Pour sortir de cette impasse, la question des débouchés de la bio est centrale. La FNH a donc estimé, dans cette étude, l’impact de l’évolution de la consommation de bio sur l’augmentation des surfaces agricoles cultivées en bio. Le résultat est sans appel : inclure 20% de produits bio en restauration collective est une étape nécessaire, mais insuffisante. Il sera également nécessaire d’introduire 20% de bio dans les achats de la restauration commerciale (hôtels, cafés, restaurants) et d’atteindre 7,8% de bio dans la consommation à domicile pour que l’Etat respecte ses engagements et assure un avenir à la filière.

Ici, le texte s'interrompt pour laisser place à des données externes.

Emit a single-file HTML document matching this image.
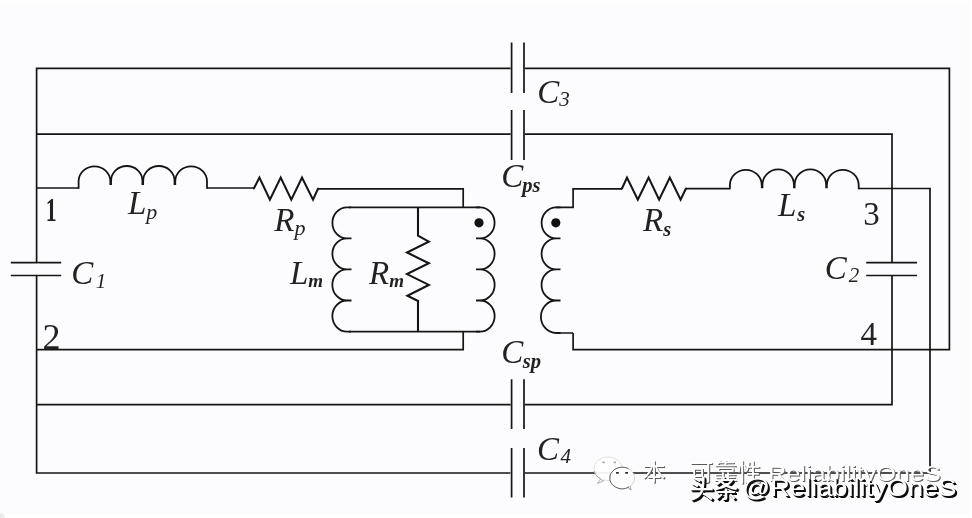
<!DOCTYPE html>
<html lang="zh">
<head>
<meta charset="utf-8">
<title>Transformer equivalent circuit</title>
<style>
  html, body { margin: 0; padding: 0; background: #fcfcfe; }
  body { width: 972px; height: 518px; overflow: hidden; position: relative; }
  #stage { position: absolute; left: 0; top: 0; width: 972px; height: 518px; background: #fcfcfe; overflow: hidden; }
  svg { position: absolute; left: 0; top: 0; display: block; will-change: transform; transform: translateZ(0); }
  .w { fill: none; stroke: #151515; stroke-width: 1.7; stroke-linecap: butt; stroke-linejoin: miter; }
  .r { fill: none; stroke: #151515; stroke-width: 2.1; stroke-linejoin: miter; stroke-miterlimit: 10; }
  .c { fill: none; stroke: #151515; stroke-width: 1.8; stroke-linecap: butt; stroke-linejoin: round; }
  .t { font-family: "Liberation Serif", serif; fill: #222; }
  .it { font-style: italic; }
  .wm { font-family: "Liberation Sans", "Noto Sans CJK SC", sans-serif; }
</style>
</head>
<body>
<div id="stage">
<div style="position:absolute;left:0;top:0;width:972px;height:6px;background:linear-gradient(#fff,#fcfcfe)"></div>
<div style="position:absolute;left:0;bottom:0;width:972px;height:4px;background:#fefefe"></div>
<div style="position:absolute;right:0;top:0;width:2px;height:518px;background:#fff"></div>
<div style="position:absolute;left:-5px;bottom:-5px;width:10px;height:10px;border-radius:50%;background:#ececee"></div>
<svg width="972" height="518" viewBox="0 0 972 518">
  <!-- outer loop (C3) -->
  <path class="w" d="M510.6 68.4 H36.6 V473 H510.4"/>
  <path class="w" d="M525 68.4 H949.4 V349.7 H573.1 V333"/>
  <!-- C3 plates -->
  <path class="w" d="M511.6 42.5 V93 M524 42.5 V93"/>
  <!-- Cps loop -->
  <path class="w" d="M36.6 134.2 H510.6 M525 134.2 H892 V262.7 M892 275.5 V404.6 H525 M510.6 404.6 H36.6"/>
  <path class="w" d="M511.6 110 V160 M524 110 V160"/>
  <!-- Csp plates -->
  <path class="w" d="M511.6 379.3 V429 M524 379.3 V429"/>
  <!-- C4 plates + bottom line -->
  <path class="w" d="M511.6 448 V497.5 M524 448 V497.5"/>
  <path class="w" d="M525 473 H930 V188.4"/>
  <!-- C1 -->
  <path class="w" d="M10.8 262.7 H61.2 M10.8 275.5 H61.2" />
  <rect x="35" y="263.6" width="4" height="11" fill="#fcfcfe"/>
  <!-- C2 -->
  <path class="w" d="M866.2 262.7 H917 M866.2 275.5 H917" />
  <!-- node 1 wire, Lp, Rp -->
  <path class="w" d="M36.6 188 H78.6"/>
  <path class="c" d="M78.60 188.8 V181 A15.88 15 0 0 1 110.35 181 V185 M111.05 185 V181 A15.70 15 0 0 1 142.45 181 V185 M143.15 185 V181 A15.70 15 0 0 1 174.55 181 V185 M175.25 185 V181 A15.88 15 0 0 1 207.00 181 V188.8"/>
  <path class="w" d="M207 188 H253.6"/>
  <path class="r" d="M253 188.2 H254 L259.4 177.6 L269.9 199.6 L280.7 177.6 L291.3 199.6 L302 177.6 L313 199.6 L318 188.8 H319"/>
  <path class="w" d="M318.5 188.8 H463.2 V207.4"/>
  <!-- node 2 wire -->
  <path class="w" d="M36.6 349.7 H463.2 V331.6"/>
  <!-- parallel branch box -->
  <path class="w" d="M349 207.4 H480 M349 331.6 H480"/>
  <!-- Lm coil (bumps to the left) -->
  <path class="c" d="M351 207.4 H347 A14.6 15.5 0 0 0 347 238.4 H351.5 M351.5 238.4 H347 A14.6 15.5 0 0 0 347 269.4 H351.5 M351.5 269.4 H347 A14.6 15.5 0 0 0 347 300.5 H351.5 M351.5 300.5 H347 A14.6 15.5 0 0 0 347 331.6 H351"/>
  <!-- Rm -->
  <path class="r" d="M418 207.4 V235.6 L428.8 241.6 L407 252.5 L428.8 263.2 L407 274.1 L428.8 284.9 L407.4 295.8 L418 301 V331.6"/>
  <!-- primary coil (bumps to the right) -->
  <path class="c" d="M476 207.4 H480 A14.6 15.5 0 0 1 480 238.4 H476 M476 238.4 H480 A14.6 15.5 0 0 1 480 269.4 H476 M476 269.4 H480 A14.6 15.5 0 0 1 480 300.5 H476 M476 300.5 H480 A14.6 15.5 0 0 1 480 331.6 H476"/>
  <circle cx="479" cy="222.8" r="4.6" fill="#111"/>
  <!-- secondary coil (bumps to the left) -->
  <path class="w" d="M573.1 188.8 V207.4 H556 M573.1 333 H556"/>
  <path class="c" d="M560.5 207.4 H556.2 A14.6 15.5 0 0 0 556.2 238.4 H560.5 M560.5 238.4 H556.2 A14.6 15.5 0 0 0 556.2 269.4 H560.5 M560.5 269.4 H556.2 A14.6 15.5 0 0 0 556.2 300.5 H560.5 M560.5 300.5 H556.2 A14.6 15.5 0 0 0 556.2 333 H560.5"/>
  <circle cx="555.8" cy="222.8" r="4.6" fill="#111"/>
  <!-- secondary wire, Rs, Ls -->
  <path class="w" d="M572.3 188.8 H622"/>
  <path class="r" d="M621 188.4 H622 L627 177.6 L637.8 199.6 L648.6 177.6 L659.1 199.6 L669.8 177.6 L680.6 199.6 L685.8 188.8 H687"/>
  <path class="w" d="M686.5 188.6 H729.9"/>
  <path class="c" d="M729.90 189.3 V185 A15.93 15.6 0 0 1 761.75 185 V188.2 M762.45 188.2 V185 A15.75 15.6 0 0 1 793.95 185 V188.2 M794.65 188.2 V185 A15.75 15.6 0 0 1 826.15 185 V188.2 M826.85 188.2 V185 A15.93 15.6 0 0 1 858.70 185 V189.3"/>
  <path class="w" d="M858.7 188.5 H930.8"/>

  <!-- labels -->
  <text class="t" transform="translate(45.7 220.7) scale(0.66 1)" font-size="33" font-weight="bold">1</text>
  <text class="t" x="42.5" y="349" font-size="36">2</text>
  <text class="t" x="863.3" y="225" font-size="33">3</text>
  <text class="t" x="860.5" y="344.6" font-size="33">4</text>

  <text class="t it" x="128" y="214.4" font-size="33">L<tspan font-size="22" dy="5">p</tspan></text>
  <text class="t it" x="274.3" y="230.5" font-size="33">R<tspan font-size="22" dy="4.7">p</tspan></text>
  <text class="t it" x="290" y="284.3" font-size="33">L<tspan font-size="19" dy="3" font-weight="bold">m</tspan></text>
  <text class="t it" x="369" y="283.8" font-size="33">R<tspan font-size="19" dy="3" font-weight="bold">m</tspan></text>
  <text class="t it" x="71.3" y="284" font-size="33">C<tspan font-size="21" dx="2.5" dy="3.5">1</tspan></text>
  <text class="t it" x="824.7" y="279.3" font-size="33">C<tspan font-size="21" dx="2" dy="3">2</tspan></text>
  <text class="t it" x="537.2" y="103.2" font-size="33">C<tspan font-size="21" dy="3">3</tspan></text>
  <text class="t it" x="537" y="460.2" font-size="33">C<tspan font-size="21" dx="1.5" dy="3">4</tspan></text>
  <text class="t it" x="501.2" y="187.2" font-size="33">C<tspan font-size="20.5" dx="-1" dy="4.6" font-weight="bold">ps</tspan></text>
  <text class="t it" x="501.2" y="363.4" font-size="33">C<tspan font-size="20.5" dx="-0.5" dy="4.4" font-weight="bold">sp</tspan></text>
  <text class="t it" x="643" y="230.8" font-size="33">R<tspan font-size="20.5" dy="4.7" font-weight="bold">s</tspan></text>
  <text class="t it" x="778" y="216" font-size="33">L<tspan font-size="20.5" dx="1" dy="5" font-weight="bold">s</tspan></text>

  <!-- WeChat icon watermark -->
  <g>
    <path d="M600 479.5 L597.5 483.5 L604 480.5 Z" fill="#fff" stroke="#9a9a9a" stroke-width="0.8"/>
    <ellipse cx="608" cy="468.8" rx="14" ry="11.8" fill="#fff" fill-opacity="0.93" stroke="#d8d8d8" stroke-width="0.8"/>
    <path d="M594.2 471 A14 11.8 0 0 0 600.5 478.8" fill="none" stroke="#9a9a9a" stroke-width="0.9"/>
    <path d="M602.4 462.4 h2.4 M613.6 462.4 h2.4" stroke="#aaa" stroke-width="1.6" fill="none"/>
    <path d="M627 487 L631.2 490 L629.6 485 Z" fill="#fff" stroke="#888" stroke-width="0.8"/>
    <ellipse cx="622.2" cy="478" rx="12.4" ry="10.8" fill="#fff" stroke="#c8c8c8" stroke-width="0.8"/>
    <path d="M628.5 468.7 A12.4 10.8 0 0 0 610 476 A12.4 10.8 0 0 0 629 487" fill="none" stroke="#666" stroke-width="1"/>
    <path d="M616 472.8 h2.8 M625.2 472.8 h2.8" stroke="#333" stroke-width="1.8" fill="none"/>
  </g>
  <!-- watermark text: white with shadow -->
  <defs>
    <filter id="sh1" x="-5%" y="-30%" width="110%" height="170%" color-interpolation-filters="sRGB">
      <feOffset in="SourceAlpha" dx="1" dy="1" result="o"/>
      <feFlood flood-color="#5a5a5a"/><feComposite in2="o" operator="in" result="s"/>
      <feMerge><feMergeNode in="s"/><feMergeNode in="SourceGraphic"/></feMerge>
    </filter>
    <filter id="sh2" x="-5%" y="-30%" width="110%" height="170%" color-interpolation-filters="sRGB">
      <feOffset in="SourceAlpha" dx="1.7" dy="1.7" result="o2"/>
      <feOffset in="SourceAlpha" dx="0.85" dy="0.85" result="o1"/>
      <feFlood flood-color="#050505"/><feComposite in2="o2" operator="in" result="s2"/>
      <feFlood flood-color="#111"/><feComposite in2="o1" operator="in" result="s1"/>
      <feMerge><feMergeNode in="s2"/><feMergeNode in="s1"/><feMergeNode in="SourceGraphic"/></feMerge>
    </filter>
  </defs>
  <g class="wm" font-size="22" fill="#fff" filter="url(#sh1)">
    <text x="642.4" y="480.3" font-size="23">本</text>
    <text x="689.6" y="480.6" font-size="23.8">可靠性</text>
    <text transform="translate(768 481) scale(1.15 1)">ReliabilityOneS</text>
  </g>
  <g class="wm" font-size="24" fill="#fff" filter="url(#sh2)">
    <text x="689.2" y="498.4" font-size="24.6" font-weight="500">头条</text>
    <text transform="translate(742.6 496) scale(1.135 1)">@ReliabilityOneS</text>
  </g>
</svg>
</div>
</body>
</html>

Zoom sur les étapes à suivre pour atteindre l’objectif d’ici 2030

En prévision des arbitrages du prochain Programme Ambition Bio, mais également de la Stratégie Nationale pour l’Alimentation et le Climat (SNANC) et de la future Loi d’Orientation et d’Avenir Agricoles (LOA), la FNH propose une feuille de route, jalonnée de plusieurs étapes, pour atteindre l’objectif à horizon 2030.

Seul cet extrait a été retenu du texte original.